▶ **WHAT THE TASK REQUIRES**: Go through the entries and transcribe each one exactly, dropping the pictures.
—————
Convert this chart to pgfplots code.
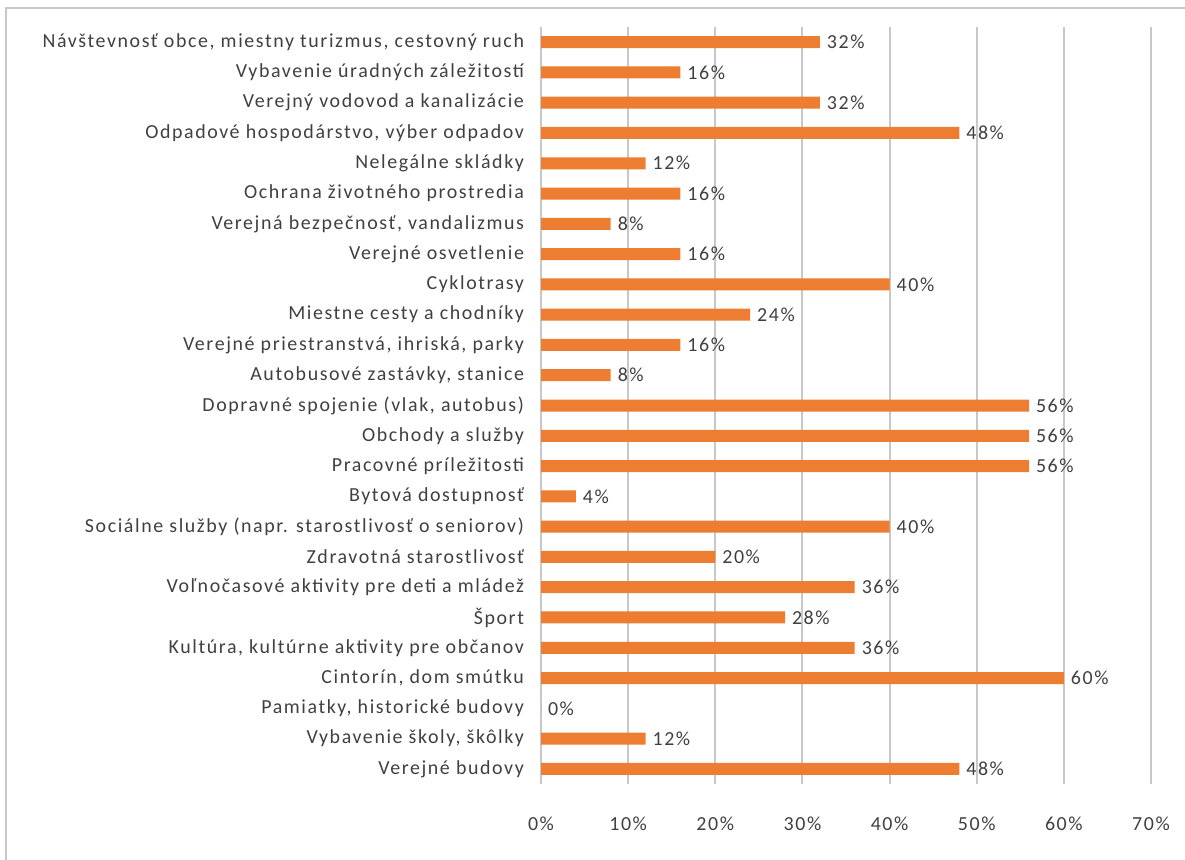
\documentclass[border=0pt]{standalone}
\usepackage{pgfplots}
\pgfplotsset{compat=1.18}
\usepackage{fontspec}
\setmainfont{Carlito}[LetterSpace=8]

\definecolor{bar}{HTML}{ED7D31}
\definecolor{grd}{HTML}{C8C8C8}
\definecolor{txt}{HTML}{404040}

\begin{document}
\begin{tikzpicture}[x=0.5bp,y=0.5bp]
% frame of the picture, 1185 x 859 px with 1 px = 0.5bp
\path[use as bounding box] (0,0) rectangle (1185,-859);
\draw[color=grd,line width=1bp] (6,-870) -- (6,-8) -- (1195,-8);
\coordinate (origin) at (541,-784);
\begin{axis}[
    at={(origin)}, anchor=south west,
    scale only axis,
    width=305bp, height=378.5bp,
    xbar, bar width=6bp, bar shift=0pt,
    xmin=0, xmax=70,
    ymin=-0.5, ymax=24.5,
    y dir=reverse,
    axis line style={draw=none},
    major tick length=0pt,
    xmajorgrids, grid style={grd, line width=1bp},
    xtick={0,10,...,70},
    xticklabel={\pgfmathprintnumber{\tick}\%},
    xticklabel style={yshift=-13bp},
    ytick={0,...,24},
    yticklabel style={xshift=-5bp},
    yticklabels={
      {Návštevnosť obce, miestny turizmus, cestovný ruch},
      {Vybavenie úradných záležitostí},
      {Verejný vodovod a kanalizácie},
      {Odpadové hospodárstvo, výber odpadov},
      {Nelegálne skládky},
      {Ochrana životného prostredia},
      {Verejná bezpečnosť, vandalizmus},
      {Verejné osvetlenie},
      {Cyklotrasy},
      {Miestne cesty a chodníky},
      {Verejné priestranstvá, ihriská, parky},
      {Autobusové zastávky, stanice},
      {Dopravné spojenie (vlak, autobus)},
      {Obchody a služby},
      {Pracovné príležitosti},
      {Bytová dostupnosť},
      {Sociálne služby (napr. starostlivosť o seniorov)},
      {Zdravotná starostlivosť},
      {Voľnočasové aktivity pre deti a mládež},
      {Šport},
      {Kultúra, kultúrne aktivity pre občanov},
      {Cintorín, dom smútku},
      {Pamiatky, historické budovy},
      {Vybavenie školy, škôlky},
      {Verejné budovy}},
    tick label style={font=\fontsize{10}{12}\selectfont, text=txt},
    /pgf/number format/assume math mode=true,
    nodes near coords={\pgfmathprintnumber{\pgfplotspointmeta}\%},
    point meta=x,
    nodes near coords style={font=\fontsize{10}{12}\selectfont, text=txt, anchor=west, xshift=0bp},
]
\addplot[fill=bar, draw=none] coordinates {
  (32,0) (16,1) (32,2) (48,3) (12,4) (16,5) (8,6) (16,7) (40,8) (24,9)
  (16,10) (8,11) (56,12) (56,13) (56,14) (4,15) (40,16) (20,17) (36,18)
  (28,19) (36,20) (60,21) (0,22) (12,23) (48,24)
};
\end{axis}
\end{tikzpicture}
\end{document}
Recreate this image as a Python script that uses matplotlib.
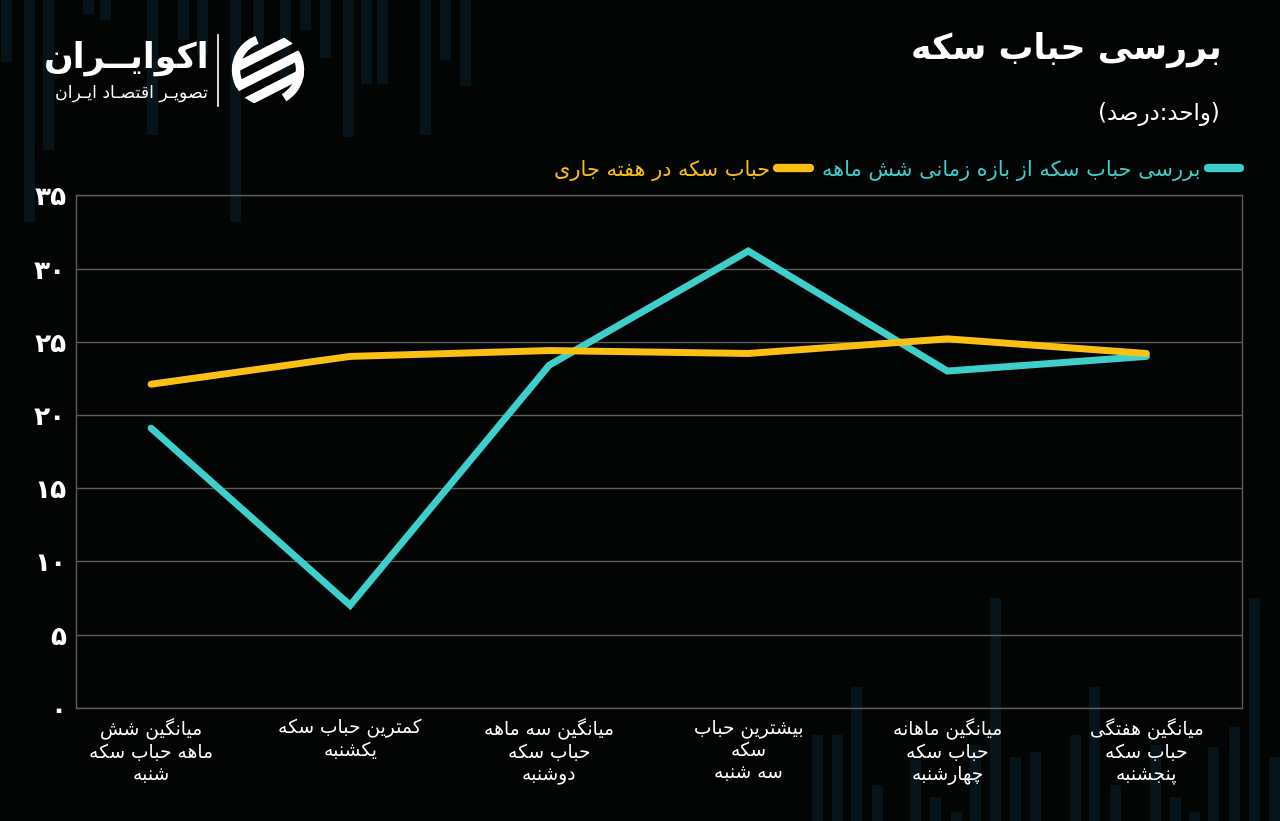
—————
▶ **OUTPUT FOR THIS TASK**:
Convert this chart to pgfplots code.
\documentclass[border=0pt]{standalone}
\usepackage{pgfplots}
\pgfplotsset{compat=1.18}
\usepackage{fontspec}
\setmainfont{Carlito}[LetterSpace=8]

\definecolor{bar}{HTML}{ED7D31}
\definecolor{grd}{HTML}{C8C8C8}
\definecolor{txt}{HTML}{404040}

\begin{document}
\begin{tikzpicture}[x=0.5bp,y=0.5bp]
% frame of the picture, 1185 x 859 px with 1 px = 0.5bp
\path[use as bounding box] (0,0) rectangle (1185,-859);
\draw[color=grd,line width=1bp] (6,-870) -- (6,-8) -- (1195,-8);
\coordinate (origin) at (541,-784);
\begin{axis}[
    at={(origin)}, anchor=south west,
    scale only axis,
    width=305bp, height=378.5bp,
    xbar, bar width=6bp, bar shift=0pt,
    xmin=0, xmax=70,
    ymin=-0.5, ymax=24.5,
    y dir=reverse,
    axis line style={draw=none},
    major tick length=0pt,
    xmajorgrids, grid style={grd, line width=1bp},
    xtick={0,10,...,70},
    xticklabel={\pgfmathprintnumber{\tick}\%},
    xticklabel style={yshift=-13bp},
    ytick={0,...,24},
    yticklabel style={xshift=-5bp},
    yticklabels={
      {Návštevnosť obce, miestny turizmus, cestovný ruch},
      {Vybavenie úradných záležitostí},
      {Verejný vodovod a kanalizácie},
      {Odpadové hospodárstvo, výber odpadov},
      {Nelegálne skládky},
      {Ochrana životného prostredia},
      {Verejná bezpečnosť, vandalizmus},
      {Verejné osvetlenie},
      {Cyklotrasy},
      {Miestne cesty a chodníky},
      {Verejné priestranstvá, ihriská, parky},
      {Autobusové zastávky, stanice},
      {Dopravné spojenie (vlak, autobus)},
      {Obchody a služby},
      {Pracovné príležitosti},
      {Bytová dostupnosť},
      {Sociálne služby (napr. starostlivosť o seniorov)},
      {Zdravotná starostlivosť},
      {Voľnočasové aktivity pre deti a mládež},
      {Šport},
      {Kultúra, kultúrne aktivity pre občanov},
      {Cintorín, dom smútku},
      {Pamiatky, historické budovy},
      {Vybavenie školy, škôlky},
      {Verejné budovy}},
    tick label style={font=\fontsize{10}{12}\selectfont, text=txt},
    /pgf/number format/assume math mode=true,
    nodes near coords={\pgfmathprintnumber{\pgfplotspointmeta}\%},
    point meta=x,
    nodes near coords style={font=\fontsize{10}{12}\selectfont, text=txt, anchor=west, xshift=0bp},
]
\addplot[fill=bar, draw=none] coordinates {
  (32,0) (16,1) (32,2) (48,3) (12,4) (16,5) (8,6) (16,7) (40,8) (24,9)
  (16,10) (8,11) (56,12) (56,13) (56,14) (4,15) (40,16) (20,17) (36,18)
  (28,19) (36,20) (60,21) (0,22) (12,23) (48,24)
};
\end{axis}
\end{tikzpicture}
\end{document}
Recreate this image as a Python script that uses matplotlib.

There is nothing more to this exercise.